Updated

A commonly prescribed muscle relaxant may help treat a rare form of diabetes, researchers at Washington University in St. Louis have found.

According to a news release, the drug— dantrolene— halts the destruction of insulin-producing beta cells in animal models of the disease and in cell models drawn from people who have the illness.

Patients who have the disease, called Wolfram syndrome, usually develop Type 1 diabetes at a young age and must receive multiple daily insulin injections. Diabetes disables the body from producing and properly using insulin, a hormone that helps convert sugar into energy for normal body function, according to the Centers for Disease Control and Prevention (CDC). This effect causes sugar to build up in the blood, which can lead to heart disease, kidney failure and other serious health problems.

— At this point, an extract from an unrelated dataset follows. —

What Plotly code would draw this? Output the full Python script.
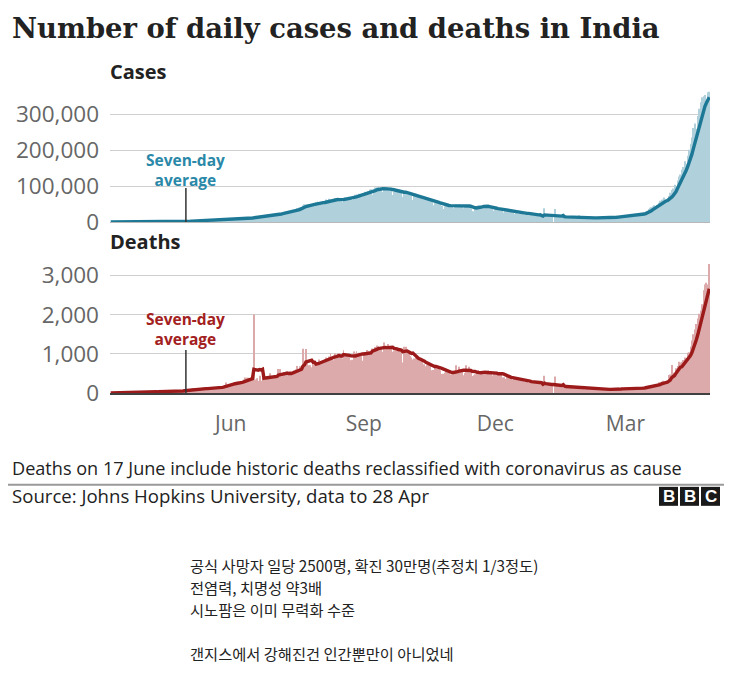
import pandas as pd
import plotly.graph_objects as go

# ---------------- data (daily, India, from 10 Mar 2020 to 28 Apr 2021) ----------------
start_date = "2020-03-10"

cases_2020_mar = [4, 12, 11, 7, 8, 14, 12, 16, 21, 44, 50, 76, 71, 86, 103, 37, 121, 70, 160, 100, 227, 146]
cases_2020_apr = [601, 545, 478, 637, 515, 573, 565, 813, 871, 854, 758, 1243, 1031, 886, 1061, 922, 1371, 1580, 1239, 1537,
                  1292, 1667, 1408, 1835, 1607, 1561, 1873, 1738, 1801, 1718]
cases_2020_may = [1993, 2293, 2644, 2806, 3932, 2963, 3587, 3364, 3344, 4353, 3607, 3524, 3763, 3942, 3787, 4864, 5050, 4630,
                  6147, 5553, 6198, 6568, 6629, 7111, 6414, 6387, 6566, 7466, 8380, 7964, 8392]
cases_2020_jun = [8171, 8909, 9304, 9851, 9887, 9971, 10408, 9983, 9985, 10956, 11458, 11929, 11502, 10667, 10032, 12881,
                  13586, 14516, 15413, 14821, 14933, 15968, 16922, 17296, 18552, 19906, 19459, 18522, 18653, 19148]
cases_2020_jul = [20903, 22771, 24850, 24248, 22252, 22752, 24879, 26506, 27114, 28637, 28701, 29429, 28498, 29917, 32695,
                  34956, 38902, 40425, 40243, 37148, 45720, 49310, 48916, 48661, 49931, 46484, 47703, 48513, 52123, 55079, 57118]
cases_2020_aug = [54735, 52972, 52050, 52509, 56282, 62538, 61537, 64399, 62064, 53601, 60963, 66999, 64553, 65002, 63490,
                  57981, 55079, 64531, 69652, 68898, 69878, 70488, 69239, 61408, 67151, 75760, 77266, 76472, 78761, 78512, 69921]
cases_2020_sep = [78357, 83883, 83341, 86432, 90632, 90802, 75809, 89706, 95735, 96551, 97570, 94372, 92071, 83809, 90123,
                  97894, 96424, 93337, 92605, 86961, 75083, 83347, 86508, 86052, 85362, 88600, 82170, 70589, 80472, 86821]
cases_2020_oct = [81484, 79476, 75829, 74442, 61267, 72049, 78524, 70496, 73272, 74383, 66732, 55342, 63509, 67708, 63371,
                  62212, 61871, 55722, 46790, 54044, 55839, 54366, 53370, 50129, 45149, 36469, 43893, 49881, 48648, 48268, 46963]
cases_2020_nov = [45231, 38310, 46253, 50210, 47638, 50357, 45674, 45903, 38073, 44281, 47905, 44879, 44684, 41100, 30548,
                  29164, 38617, 45576, 45882, 46232, 45209, 44059, 37975, 44376, 44489, 43082, 41322, 41810, 38772, 31118]
cases_2020_dec = [36604, 35668, 36595, 36652, 36011, 32981, 26567, 32080, 31522, 29398, 30006, 30254, 27071, 22065, 26382,
                  24010, 22890, 25152, 25153, 26624, 19556, 23950, 24712, 23068, 18732, 22273, 20021, 16432, 20550, 21822, 20036]
cases_2021_jan = [19079, 18177, 0, 38500, 18088, 20346, 18139, 18222, 18645, 0, 36000, 15968, 16946, 15590, 15158, 15144,
                  13788, 10064, 13823, 15223, 14545, 14256, 14849, 13203, 9102, 12689, 11666, 18855, 13083, 13052, 12000]
cases_2021_feb = [8635, 11039, 12899, 12408, 12194, 11713, 11831, 9110, 11067, 12923, 9309, 12143, 12194, 11649, 9121, 11610,
                  12881, 13193, 13993, 13993, 14264, 10584, 13742, 16738, 16577, 16488, 16752, 15510]
cases_2021_mar = [12286, 14989, 17407, 17407, 18327, 18711, 18650, 15388, 17921, 22854, 23285, 24882, 24882, 26291, 24492,
                  28903, 35871, 39726, 40953, 43846, 46951, 40715, 47262, 53476, 59118, 62258, 62714, 68020, 56211, 53480, 72330]
cases_2021_apr = [81466, 89129, 93249, 103558, 96982, 115736, 126789, 131968, 145384, 152879, 168912, 161736, 184372, 200739,
                  217353, 234692, 261500, 273810, 259170, 295041, 314835, 332730, 346786, 349691, 352991, 323144, 360960, 362000]

deaths_2020_mar = [0, 1, 0, 1, 0, 0, 1, 0, 1, 1, 0, 3, 1, 1, 2, 4, 3, 5, 5, 11, 3, 8]
deaths_2020_apr = [15, 12, 14, 23, 4, 35, 16, 38, 33, 33, 35, 43, 35, 51, 43, 29, 43, 36, 36, 33, 47, 50, 37, 46, 53, 41, 54,
                   50, 72, 71]
deaths_2020_may = [75, 63, 83, 100, 114, 126, 104, 97, 110, 111, 85, 122, 134, 103, 100, 119, 120, 134, 154, 132, 140, 136,
                   147, 142, 146, 154, 175, 194, 266, 175, 230]
deaths_2020_jun = [222, 216, 258, 272, 287, 283, 257, 265, 274, 343, 396, 387, 385, 325, 380, 336, 2003, 341, 375, 305, 436,
                   312, 457, 407, 384, 407, 381, 501, 382, 424]
deaths_2020_jul = [434, 379, 442, 613, 613, 425, 467, 482, 487, 475, 519, 551, 500, 553, 582, 606, 687, 543, 681, 587, 1129,
                   775, 1120, 757, 708, 705, 654, 768, 775, 779, 764]
deaths_2020_aug = [853, 803, 771, 803, 857, 904, 886, 933, 1007, 871, 834, 1007, 942, 1007, 1005, 941, 876, 1092, 977, 983,
                   945, 912, 836, 848, 1059, 1023, 1065, 1021, 1023, 971, 819]
deaths_2020_sep = [1045, 1043, 1096, 1069, 1065, 1016, 1133, 1115, 1172, 1209, 1201, 1114, 1136, 1054, 1290, 1132, 1174, 1247,
                   1133, 1130, 1053, 1085, 1129, 1089, 1141, 1124, 1039, 776, 1179, 1181]
deaths_2020_oct = [1069, 1000, 940, 903, 855, 880, 890, 856, 840, 830, 816, 706, 730, 680, 720, 750, 690, 579, 587, 717, 702,
                   680, 650, 578, 480, 488, 517, 587, 551, 563, 470]
deaths_2020_nov = [470, 496, 514, 704, 577, 670, 559, 577, 449, 508, 705, 547, 670, 547, 435, 449, 474, 585, 584, 562, 511,
                   501, 480, 488, 524, 584, 496, 485, 443, 482]
deaths_2020_dec = [501, 540, 482, 524, 512, 391, 402, 354, 411, 442, 387, 391, 336, 355, 387, 355, 338, 347, 341, 304, 279,
                   333, 336, 251, 264, 251, 279, 251, 286, 299, 264]
deaths_2021_jan = [224, 217, 0, 440, 201, 234, 212, 228, 190, 0, 420, 202, 181, 188, 175, 161, 145, 136, 151, 162, 163, 152,
                   131, 127, 137, 123, 162, 120, 163, 127, 127]
deaths_2021_feb = [94, 107, 108, 120, 107, 94, 84, 78, 108, 107, 80, 101, 96, 87, 77, 88, 90, 100, 101, 87, 86, 78, 80, 138,
                   119, 108, 113, 88]
deaths_2021_mar = [106, 98, 134, 110, 104, 108, 100, 97, 77, 126, 140, 140, 161, 112, 161, 131, 172, 188, 154, 188, 197, 212,
                   199, 275, 257, 291, 312, 291, 212, 271, 459]
deaths_2021_apr = [469, 714, 514, 478, 630, 685, 794, 780, 794, 839, 904, 879, 1027, 1038, 1185, 1341, 1501, 1619, 1761, 1900,
                   2023, 2104, 2263, 2624, 2767, 2812, 2771, 3293]

cases_ticks = [0, 100000, 200000, 300000]
cases_tick_labels = ["0", "100,000", "200,000", "300,000"]
deaths_ticks = [0, 1000, 2000, 3000]
deaths_tick_labels = ["0", "1,000", "2,000", "3,000"]
month_ticks = ["2020-06-01", "2020-09-01", "2020-12-01", "2021-03-01"]
month_labels = ["Jun", "Sep", "Dec", "Mar"]

korean_lines = [
    "공식 사망자 일당 2500명, 확진 30만명(추정치 1/3정도)",
    "전염력, 치명성 약3배",
    "시노팜은 이미 무력화 수준",
    "",
    "갠지스에서 강해진건 인간뿐만이 아니었네",
]

# ---------------- assemble ----------------
cases = (cases_2020_mar + cases_2020_apr + cases_2020_may + cases_2020_jun + cases_2020_jul + cases_2020_aug +
         cases_2020_sep + cases_2020_oct + cases_2020_nov + cases_2020_dec + cases_2021_jan + cases_2021_feb +
         cases_2021_mar + cases_2021_apr)
deaths = (deaths_2020_mar + deaths_2020_apr + deaths_2020_may + deaths_2020_jun + deaths_2020_jul + deaths_2020_aug +
          deaths_2020_sep + deaths_2020_oct + deaths_2020_nov + deaths_2020_dec + deaths_2021_jan + deaths_2021_feb +
          deaths_2021_mar + deaths_2021_apr)
dates = pd.date_range(start_date, periods=len(cases), freq="D")
cases_avg = pd.Series(cases).rolling(7, min_periods=1).mean()
deaths_avg = pd.Series(deaths).rolling(7, min_periods=1).mean()

# page body has an 8px margin; the capture is squeezed vertically by ~678/693
OFF = 8
KY = 678 / 693
W, H = 716, 672


def py(px):
    return 1 - (px / KY - OFF) / H


def pxx(px):
    return (px - OFF) / W


CASE_BAR = "#b0d0dc"
CASE_LINE = "#1d7896"
DEATH_BAR = "#dcaaaa"
DEATH_LINE = "#9c1a1a"
SANS = "Open Sans"

fig = go.Figure()
fig.add_trace(go.Bar(x=dates, y=cases, marker=dict(color=CASE_BAR, line=dict(width=0)), xaxis="x", yaxis="y"))
fig.add_trace(go.Scatter(x=dates, y=cases_avg, mode="lines", line=dict(color=CASE_LINE, width=3.4),
                         xaxis="x", yaxis="y"))
fig.add_trace(go.Bar(x=dates, y=deaths, marker=dict(color=DEATH_BAR, line=dict(width=0)), xaxis="x2", yaxis="y2"))
fig.add_trace(go.Scatter(x=dates, y=deaths_avg, mode="lines", line=dict(color=DEATH_LINE, width=3.4),
                         xaxis="x2", yaxis="y2"))

xrange = ["2020-03-09 12:00", "2021-04-28 12:00"]
xdom = [pxx(110), pxx(710)]
cases_top = 300000 * (222 - 90) / 108
deaths_top = 3000 * (393 - 258) / 117.5

fig.update_layout(
    width=W, height=H,
    margin=dict(l=0, r=0, t=0, b=0),
    paper_bgcolor="white", plot_bgcolor="white",
    showlegend=False, bargap=0.35,
    xaxis=dict(type="date", domain=xdom, range=xrange, anchor="y", showticklabels=False, showgrid=False,
               zeroline=False, showline=True, linecolor="#b8b8b8", linewidth=1, ticks=""),
    xaxis2=dict(type="date", domain=xdom, range=xrange, anchor="y2", showgrid=False, zeroline=False,
                showline=True, linecolor="#404040", linewidth=2, ticks="",
                tickvals=month_ticks, ticktext=month_labels, ticklabelstandoff=11,
                tickfont=dict(family=SANS, size=21, color="#666666")),
    yaxis=dict(domain=[py(222), py(90)], range=[0, cases_top], tickvals=cases_ticks, ticktext=cases_tick_labels,
               showgrid=True, gridcolor="#cfcfcf", gridwidth=1, zeroline=False, showline=False, ticks="",
               ticklabelstandoff=10, tickfont=dict(family=SANS, size=22.5, color="#666666"), anchor="x"),
    yaxis2=dict(domain=[py(393), py(258)], range=[0, deaths_top], tickvals=deaths_ticks, ticktext=deaths_tick_labels,
                showgrid=True, gridcolor="#cfcfcf", gridwidth=1, zeroline=False, showline=False, ticks="",
                ticklabelstandoff=10, tickfont=dict(family=SANS, size=22.5, color="#666666"), anchor="x2"),
)

ann = []
# title and panel headers
ann.append(dict(text="<b>Number of daily cases and deaths in India</b>", x=pxx(10), y=py(28), xref="paper",
                yref="paper", xanchor="left", yanchor="middle", showarrow=False,
                font=dict(family="DejaVu Serif", size=27.4, color="#222222")))
ann.append(dict(text="<b>Cases</b>", x=pxx(108), y=py(71), xref="paper", yref="paper", xanchor="left",
                yanchor="middle", showarrow=False, font=dict(family=SANS, size=20, color="#222222")))
ann.append(dict(text="<b>Deaths</b>", x=pxx(108), y=py(241), xref="paper", yref="paper", xanchor="left",
                yanchor="middle", showarrow=False, font=dict(family=SANS, size=20, color="#222222")))

# seven-day average call-outs (two-line labels)
mark_date = "2020-05-01"
callouts = [("x", "y", (222 - 170) / 108 * 300000, "#2a88a8"),
            ("x2", "y2", (393 - 329) / 117.5 * 3000, "#a32020")]
for xr, yr, y_mid, col in callouts:
    ann.append(dict(text="<b>Seven-day</b><br><b>average</b>", x=mark_date, y=y_mid, xref=xr, yref=yr,
                    showarrow=False, yanchor="middle", align="center",
                    font=dict(family=SANS, size=15.5, color=col)))

# footer
ann.append(dict(text="Deaths on 17 June include historic deaths reclassified with coronavirus as cause",
                x=pxx(10), y=py(468), xref="paper", yref="paper", xanchor="left", yanchor="middle",
                showarrow=False, font=dict(family=SANS, size=18.1, color="#222222")))
ann.append(dict(text="Source: Johns Hopkins University, data to 28 Apr",
                x=pxx(10), y=py(496), xref="paper", yref="paper", xanchor="left", yanchor="middle",
                showarrow=False, font=dict(family=SANS, size=18.6, color="#222222")))
for letter, cx in zip(["B", "B", "C"], [668.5, 689.5, 710.5]):
    ann.append(dict(text="<b>%s</b>" % letter, x=pxx(cx), y=py(497), xref="paper", yref="paper",
                    xanchor="center", yanchor="middle", showarrow=False,
                    font=dict(family="Liberation Sans", size=17, color="white")))

# Korean commentary
for i, line in enumerate(korean_lines):
    if line:
        ann.append(dict(text=line, x=pxx(188), y=py(565 + 22 * i), xref="paper", yref="paper",
                        xanchor="left", yanchor="middle", showarrow=False,
                        font=dict(family="Noto Sans CJK KR", size=15.3, color="#222222")))

shapes = []
# white patches behind the call-out text (hide gridlines, keep traces on top)
for yr, y0p, y1p, x0p, x1p, ymap in [
        ("y", 152, 191, 140, 230, lambda p: (222 - p) / 108 * 300000),
        ("y2", 311, 347, 132, 232, lambda p: (393 - p) / 117.5 * 3000)]:
    shapes.append(dict(type="rect", xref="paper", yref=yr, x0=pxx(x0p), x1=pxx(x1p), y0=ymap(y1p), y1=ymap(y0p),
                       fillcolor="white", line=dict(width=0), layer="between"))
shapes.append(dict(type="line", xref="x", yref="y", x0=mark_date, x1=mark_date, y0=0,
                   y1=(222 - 188) / 108 * 300000, line=dict(color="#333333", width=1.5)))
shapes.append(dict(type="line", xref="x2", yref="y2", x0=mark_date, x1=mark_date, y0=0,
                   y1=(393 - 350) / 117.5 * 3000, line=dict(color="#333333", width=1.5)))
shapes.append(dict(type="line", xref="paper", yref="paper", x0=0, x1=1, y0=py(485), y1=py(485),
                   line=dict(color="#9a9a9a", width=2)))
for x0 in [659, 680, 701]:
    shapes.append(dict(type="rect", xref="paper", yref="paper", x0=pxx(x0), x1=pxx(x0 + 19), y0=py(506),
                       y1=py(487), fillcolor="#1a1a1a", line=dict(width=0)))

fig.update_layout(annotations=ann, shapes=shapes)
fig.write_html("out.html")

In addition to Type 1 diabetes, patients with Wolfram syndrome also have difficulty with balance and hearing and vision loss. One in 500,000 people have Wolfram syndrome, and many patients die by age 40.

During their study, researchers discovered that high levels of the enzyme calpain 2 were the main cause of death in brain cells and insulin-producing cells.  Dantrolene, the muscle relaxant, blocked that enzyme and prevented brain cell death in the animals and human-derived models.

Researchers studied the effects of dantrolene on stem cells from Wolfram syndrome patients and their close relatives. The stem cells were grown from skin cells, rather than gathered from cord blood or stem cells developed from embryos. According to the news release, the study authors treated the stem cells in growth factors so they would differentiate into specific cell types, such as neurons and insulin-producing cells. They found that dantrolene wasn’t toxic to cells grown from the skin samples of patients’ relatives.

“The drug interfered with cell death in cells from Wolfram patients but did not harm cells that came from parents and siblings,” senior investigator Fumihiko Urano, a medicine professor at Washington University, said in the news release.

Dantrolene is often prescribed to patients with multiple sclerosis as a treatment for muscle spasticity. The drug has already been approved by the Food and Drug Administration (FDA), so researchers hope to begin clinical trials quickly.

“We’d like to test the drug first in adult patients with Wolfram syndrome, and if we get positive results, we could extend the trial to children,” Urano said.

If dantrolene proves effective in patients with Wolfram syndrome, it may also have the potential to treat other forms of diabetes, like Type 2 diabetes, which accounts for up to 95 percent of diabetes cases, according to the CDC. Calpain 2, which is involved in calcium metabolism, is overactive in cell models of more common forms of diabetes.

“Currently, we are studying the drug in animal and cell models of those types of diabetes to see if it also keeps insulin-producing cells from dying,” Urano said.

The study is published in the Nov. 24 online early edition issue of the journal Proceedings of the National Academy of Sciences.